What is truly childish is pretending these paradoxes belong only in select conversation.

What we have is something that clearly works, but we haven't got the vocabulary to express it mathematically. That's a mental state familiar to everyone who's ever had to construct a proof. We get to the point where we can SEE what's going on, but we can't mathematically SAY what's going on. That's where Newton and the mathematicians of the 18th and 19th century got stuck till they finally worked out a proper formalization. — fishfry

We need only go back to 1696 to see that yes, a formal contradiction was provable. The only way, as far as I can see, to say it was just an inability to formalize is to say that it was understood but couldn't be made explicit. From Analyse des Infiniment Petits (with some modern fixes in notation and such)
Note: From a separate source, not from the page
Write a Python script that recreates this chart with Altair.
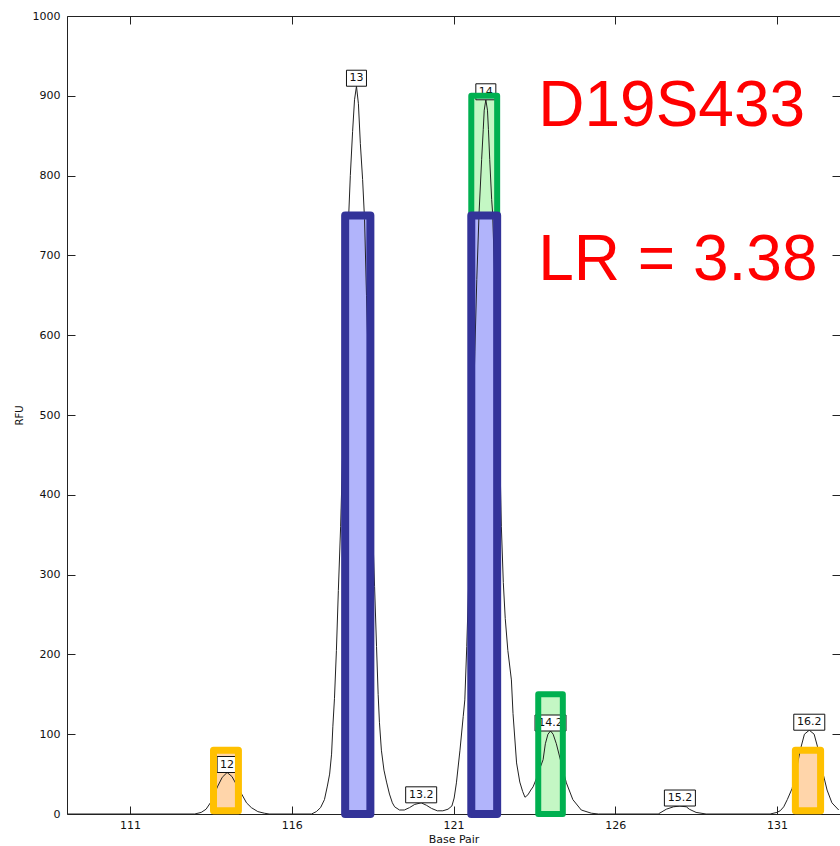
import altair as alt
import pandas as pd

# ---- electropherogram trace (base pair vs RFU) ----
trace_bp = [
    109.05, 113.00,
    113.20, 113.35, 113.50, 113.70, 113.85, 114.00, 114.15, 114.30, 114.45, 114.60, 114.75, 114.95, 115.15, 115.30,
    116.61, 116.76, 116.89, 117.01, 117.10, 117.17, 117.23, 117.27, 117.32, 117.38, 117.44, 117.51, 117.57, 117.63,
    117.69, 117.75, 117.81, 117.88, 117.94, 118.00, 118.06, 118.12, 118.19, 118.25, 118.31, 118.37, 118.43, 118.49,
    118.56, 118.62, 118.67, 118.71, 118.77, 118.85, 118.93, 119.02, 119.11, 119.18, 119.33,
    119.48, 119.64, 119.80, 120.00, 120.16, 120.32, 120.50,
    120.67, 120.83, 120.95, 121.02, 121.09, 121.20, 121.30, 121.35, 121.41, 121.47, 121.54, 121.60, 121.66, 121.72,
    121.79, 121.87, 121.92, 121.95, 122.00, 122.05, 122.08, 122.12, 122.18, 122.21, 122.26, 122.32, 122.37, 122.43,
    122.48, 122.54, 122.60, 122.68, 122.79, 122.84, 122.95, 123.05, 123.14, 123.21, 123.30, 123.39, 123.46, 123.55,
    123.65, 123.77, 123.84, 123.92, 124.00, 124.08, 124.18, 124.33, 124.49, 124.69, 124.95, 125.26, 125.48,
    127.33, 127.58, 127.80, 128.00, 128.20, 128.29, 128.50, 128.81,
    130.79, 131.00, 131.10, 131.21, 131.32, 131.47, 131.60, 131.72, 131.85, 132.00, 132.15, 132.25, 132.40, 132.55,
    132.70, 132.91,
]
trace_rfu = [
    0, 0,
    2, 6, 15, 34, 46, 52, 47, 36, 25, 14, 8, 3, 1, 0,
    0, 3, 8, 18, 35, 50, 75, 110, 145, 205, 280, 360, 450, 545,
    640, 740, 800, 855, 895, 912, 890, 840, 795, 745, 650, 555, 460, 370,
    285, 210, 150, 115, 80, 55, 40, 25, 14, 9, 5,
    5, 8, 12, 14, 11, 7, 4,
    4, 6, 10, 20, 39, 80, 122, 143, 210, 290, 380, 480, 580, 670,
    753, 820, 858, 882, 895, 882, 858, 820, 770, 753, 690, 610, 540, 455,
    360, 290, 245, 205, 168, 126, 64, 40, 28, 21, 24, 30, 34, 43,
    55, 68, 88, 100, 104, 100, 88, 64, 39, 18, 5, 1, 0,
    0, 6, 9, 10, 9, 6, 2, 0,
    0, 2, 4, 9, 18, 32, 55, 80, 100, 105, 100, 85, 55, 30,
    14, 5,
]

# ---- allele calls ----
allele_names = ["12", "13", "13.2", "14", "14.2", "15.2", "16.2"]
allele_bp = [114.0, 118.0, 120.0, 122.0, 124.0, 128.0, 132.0]
allele_rfu = [52, 912, 14, 895, 104, 10, 105]

# ---- highlighted allele bins ----
bin_kind = ["green", "green", "orange", "orange", "blue", "blue"]
bin_x0 = [121.55, 123.62, 113.58, 131.57, 117.65, 121.55]
bin_x1 = [122.35, 124.38, 114.35, 132.35, 118.43, 122.35]
bin_y0 = [0, 0, 4, 4, 0, 0]
bin_y1 = [900, 150, 80, 80, 750, 750]

# ---- annotations ----
note_text = ["D19S433", "LR = 3.38"]
note_bp = [123.62, 123.62]
note_rfu = [862, 669]

trace = pd.DataFrame({"bp": trace_bp, "rfu": trace_rfu})
alleles = pd.DataFrame({"allele": allele_names, "bp": allele_bp, "rfu": allele_rfu})
bins = pd.DataFrame({"kind": bin_kind, "x0": bin_x0, "x1": bin_x1, "y0": bin_y0, "y1": bin_y1})
notes = pd.DataFrame({"text": note_text, "bp": note_bp, "rfu": note_rfu})

W, H = 773, 798
TICK = 8
xs = alt.Scale(domain=[109.05, 132.95], nice=False, zero=False)
ys = alt.Scale(domain=[0, 1000], nice=False, zero=False)

# inward ticks on both sides are drawn as short dashes of the grid lines
x_axis = alt.Axis(
    title="Base Pair", values=[111, 116, 121, 126, 131], format="d",
    ticks=False, tickSize=0, domain=False,
    grid=True, gridDash=[TICK, H - 2 * TICK, TICK, 3000], gridColor="#222", gridOpacity=1, gridWidth=1,
    labelFont="DejaVu Sans", labelFontSize=11, labelColor="#111", labelPadding=5,
    titleFont="DejaVu Sans", titleFontSize=11, titleFontWeight="normal", titleColor="#111", titlePadding=3,
)
y_axis = alt.Axis(
    title="RFU", values=list(range(0, 1001, 100)), format="d",
    ticks=False, tickSize=0, domain=False,
    grid=True, gridDash=[TICK, W - 2 * TICK, TICK, 3000], gridColor="#222", gridOpacity=1, gridWidth=1,
    labelFont="DejaVu Sans", labelFontSize=11, labelColor="#111", labelPadding=7,
    titleFont="DejaVu Sans", titleFontSize=10, titleFontWeight="normal", titleColor="#111", titlePadding=8,
)


def X(field):
    return alt.X(field, type="quantitative", scale=xs, axis=x_axis)


def Y(field):
    return alt.Y(field, type="quantitative", scale=ys, axis=y_axis)


kinds = ["green", "orange", "blue"]
fill_scale = alt.Scale(domain=kinds, range=["#c4f7c4", "#ffd5aa", "#b1b4fb"])
stroke_scale = alt.Scale(domain=kinds, range=["#00b050", "#ffc000", "#333399"])
width_scale = alt.Scale(domain=kinds, range=[6, 8, 6])

bin_fill = alt.Chart(bins).mark_rect(strokeWidth=0).encode(
    x=X("x0"), x2="x1", y=Y("y0"), y2="y1",
    fill=alt.Fill("kind:N", scale=fill_scale, legend=None),
)

line = alt.Chart(trace).mark_line(color="#222", strokeWidth=1, clip=True).encode(
    x=X("bp"), y=Y("rfu"),
)

short = "length(datum.allele) <= 2"
box_short = alt.Chart(alleles).transform_filter(short).mark_rect(
    fill="white", stroke="#111", strokeWidth=1, xOffset=-10, x2Offset=10, yOffset=-16, y2Offset=0,
).encode(x=X("bp"), x2="bp", y=Y("rfu"), y2="rfu")
box_long = alt.Chart(alleles).transform_filter("!(" + short + ")").mark_rect(
    fill="white", stroke="#111", strokeWidth=1, xOffset=-15.5, x2Offset=15.5, yOffset=-16, y2Offset=0,
).encode(x=X("bp"), x2="bp", y=Y("rfu"), y2="rfu")
box_text = alt.Chart(alleles).mark_text(
    font="DejaVu Sans", fontSize=11, color="#111", align="center", baseline="middle", dy=-8,
).encode(x=X("bp"), y=Y("rfu"), text="allele:N")

bin_edge = alt.Chart(bins).mark_rect(fillOpacity=0, strokeJoin="round").encode(
    x=X("x0"), x2="x1", y=Y("y0"), y2="y1",
    stroke=alt.Stroke("kind:N", scale=stroke_scale, legend=None),
    strokeWidth=alt.StrokeWidth("kind:N", scale=width_scale, legend=None),
)

note = alt.Chart(notes).mark_text(
    font="Liberation Sans", fontSize=64, color="#ff0000", align="left", baseline="alphabetic",
).encode(x=X("bp"), y=Y("rfu"), text="text:N")

chart = alt.layer(bin_fill, line, box_short, box_long, box_text, bin_edge, note).properties(
    width=W, height=H,
    autosize=alt.AutoSizeParams(type="none"),
    padding={"left": 67, "top": 16, "right": 0, "bottom": 32},
    background="white",
).resolve_scale(fill="independent", stroke="independent").configure_view(stroke="#222", strokeWidth=1)

chart.save("out.html", embed_options={"renderer": "svg", "actions": False})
I don't know how to do that Math notation stuff on this forum, but the paper "Handling Inconsistencies in the Early Calculus" (use Sci-hub to download the paper) goes over the example I had in mind when trying to find a tangent to a curve. When calculating the differenial, in the early calculus dy had to be unequal to zero, yet once the fraction had been simplified it needed to be equal to zero. Prior to limits being formalized, this was contradictory. Dy's value was necessarily non-zero at one step and then zero afterwards.